(Dataset entries)

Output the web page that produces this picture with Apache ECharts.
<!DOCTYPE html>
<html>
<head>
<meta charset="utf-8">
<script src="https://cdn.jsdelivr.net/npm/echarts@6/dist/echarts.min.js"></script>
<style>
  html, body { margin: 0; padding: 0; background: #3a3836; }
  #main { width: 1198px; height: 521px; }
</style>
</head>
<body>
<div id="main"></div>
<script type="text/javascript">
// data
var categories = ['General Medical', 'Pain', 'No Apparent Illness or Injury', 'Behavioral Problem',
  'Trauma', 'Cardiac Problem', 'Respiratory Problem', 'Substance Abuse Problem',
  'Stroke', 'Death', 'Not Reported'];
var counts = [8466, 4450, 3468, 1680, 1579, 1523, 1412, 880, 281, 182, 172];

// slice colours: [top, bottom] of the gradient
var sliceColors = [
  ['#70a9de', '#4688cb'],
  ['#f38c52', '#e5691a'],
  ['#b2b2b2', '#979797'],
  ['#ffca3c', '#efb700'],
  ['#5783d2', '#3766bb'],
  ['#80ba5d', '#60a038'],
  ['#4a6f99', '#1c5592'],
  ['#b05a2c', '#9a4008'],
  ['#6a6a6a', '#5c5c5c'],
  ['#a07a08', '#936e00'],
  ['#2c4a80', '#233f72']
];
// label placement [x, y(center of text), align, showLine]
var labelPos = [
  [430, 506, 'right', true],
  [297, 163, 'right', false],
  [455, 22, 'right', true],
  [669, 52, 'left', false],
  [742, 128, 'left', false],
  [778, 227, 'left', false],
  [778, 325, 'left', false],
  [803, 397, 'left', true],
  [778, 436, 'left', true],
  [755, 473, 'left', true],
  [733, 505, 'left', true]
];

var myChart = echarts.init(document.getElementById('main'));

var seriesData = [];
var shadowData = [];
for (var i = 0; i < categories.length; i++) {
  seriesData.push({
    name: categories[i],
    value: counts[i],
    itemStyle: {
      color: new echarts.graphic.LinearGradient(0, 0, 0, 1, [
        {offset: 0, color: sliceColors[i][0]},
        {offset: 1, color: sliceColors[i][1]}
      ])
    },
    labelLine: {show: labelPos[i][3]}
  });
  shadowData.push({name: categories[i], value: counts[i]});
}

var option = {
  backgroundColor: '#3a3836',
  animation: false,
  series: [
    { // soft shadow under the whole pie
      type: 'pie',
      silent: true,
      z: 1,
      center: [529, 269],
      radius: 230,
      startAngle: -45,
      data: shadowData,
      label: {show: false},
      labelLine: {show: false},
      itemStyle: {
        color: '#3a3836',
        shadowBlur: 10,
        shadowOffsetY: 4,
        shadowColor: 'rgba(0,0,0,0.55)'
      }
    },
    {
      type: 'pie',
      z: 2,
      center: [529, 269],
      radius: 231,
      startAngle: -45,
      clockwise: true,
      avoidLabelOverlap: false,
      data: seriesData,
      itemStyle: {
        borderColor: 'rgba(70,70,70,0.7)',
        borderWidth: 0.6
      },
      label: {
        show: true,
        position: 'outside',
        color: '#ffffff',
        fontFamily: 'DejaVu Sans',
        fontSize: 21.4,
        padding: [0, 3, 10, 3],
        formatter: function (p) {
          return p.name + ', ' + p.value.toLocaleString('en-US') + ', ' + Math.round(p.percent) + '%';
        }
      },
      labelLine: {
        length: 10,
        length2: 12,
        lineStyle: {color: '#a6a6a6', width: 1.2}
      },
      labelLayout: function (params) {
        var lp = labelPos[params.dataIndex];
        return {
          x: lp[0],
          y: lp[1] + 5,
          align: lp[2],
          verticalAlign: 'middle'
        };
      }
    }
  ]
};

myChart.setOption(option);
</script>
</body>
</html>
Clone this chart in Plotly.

Exercise aim:
Repeat all entries. Match them exactly.

Response to this task:
Output the web page that produces this picture with Apache ECharts.
<!DOCTYPE html>
<html>
<head>
<meta charset="utf-8">
<script src="https://cdn.jsdelivr.net/npm/echarts@6/dist/echarts.min.js"></script>
<style>
  html, body { margin: 0; padding: 0; background: #3a3836; }
  #main { width: 1198px; height: 521px; }
</style>
</head>
<body>
<div id="main"></div>
<script type="text/javascript">
// data
var categories = ['General Medical', 'Pain', 'No Apparent Illness or Injury', 'Behavioral Problem',
  'Trauma', 'Cardiac Problem', 'Respiratory Problem', 'Substance Abuse Problem',
  'Stroke', 'Death', 'Not Reported'];
var counts = [8466, 4450, 3468, 1680, 1579, 1523, 1412, 880, 281, 182, 172];

// slice colours: [top, bottom] of the gradient
var sliceColors = [
  ['#70a9de', '#4688cb'],
  ['#f38c52', '#e5691a'],
  ['#b2b2b2', '#979797'],
  ['#ffca3c', '#efb700'],
  ['#5783d2', '#3766bb'],
  ['#80ba5d', '#60a038'],
  ['#4a6f99', '#1c5592'],
  ['#b05a2c', '#9a4008'],
  ['#6a6a6a', '#5c5c5c'],
  ['#a07a08', '#936e00'],
  ['#2c4a80', '#233f72']
];
// label placement [x, y(center of text), align, showLine]
var labelPos = [
  [430, 506, 'right', true],
  [297, 163, 'right', false],
  [455, 22, 'right', true],
  [669, 52, 'left', false],
  [742, 128, 'left', false],
  [778, 227, 'left', false],
  [778, 325, 'left', false],
  [803, 397, 'left', true],
  [778, 436, 'left', true],
  [755, 473, 'left', true],
  [733, 505, 'left', true]
];

var myChart = echarts.init(document.getElementById('main'));

var seriesData = [];
var shadowData = [];
for (var i = 0; i < categories.length; i++) {
  seriesData.push({
    name: categories[i],
    value: counts[i],
    itemStyle: {
      color: new echarts.graphic.LinearGradient(0, 0, 0, 1, [
        {offset: 0, color: sliceColors[i][0]},
        {offset: 1, color: sliceColors[i][1]}
      ])
    },
    labelLine: {show: labelPos[i][3]}
  });
  shadowData.push({name: categories[i], value: counts[i]});
}

var option = {
  backgroundColor: '#3a3836',
  animation: false,
  series: [
    { // soft shadow under the whole pie
      type: 'pie',
      silent: true,
      z: 1,
      center: [529, 269],
      radius: 230,
      startAngle: -45,
      data: shadowData,
      label: {show: false},
      labelLine: {show: false},
      itemStyle: {
        color: '#3a3836',
        shadowBlur: 10,
        shadowOffsetY: 4,
        shadowColor: 'rgba(0,0,0,0.55)'
      }
    },
    {
      type: 'pie',
      z: 2,
      center: [529, 269],
      radius: 231,
      startAngle: -45,
      clockwise: true,
      avoidLabelOverlap: false,
      data: seriesData,
      itemStyle: {
        borderColor: 'rgba(70,70,70,0.7)',
        borderWidth: 0.6
      },
      label: {
        show: true,
        position: 'outside',
        color: '#ffffff',
        fontFamily: 'DejaVu Sans',
        fontSize: 21.4,
        padding: [0, 3, 10, 3],
        formatter: function (p) {
          return p.name + ', ' + p.value.toLocaleString('en-US') + ', ' + Math.round(p.percent) + '%';
        }
      },
      labelLine: {
        length: 10,
        length2: 12,
        lineStyle: {color: '#a6a6a6', width: 1.2}
      },
      labelLayout: function (params) {
        var lp = labelPos[params.dataIndex];
        return {
          x: lp[0],
          y: lp[1] + 5,
          align: lp[2],
          verticalAlign: 'middle'
        };
      }
    }
  ]
};

myChart.setOption(option);
</script>
</body>
</html>
Clone this chart in Plotly.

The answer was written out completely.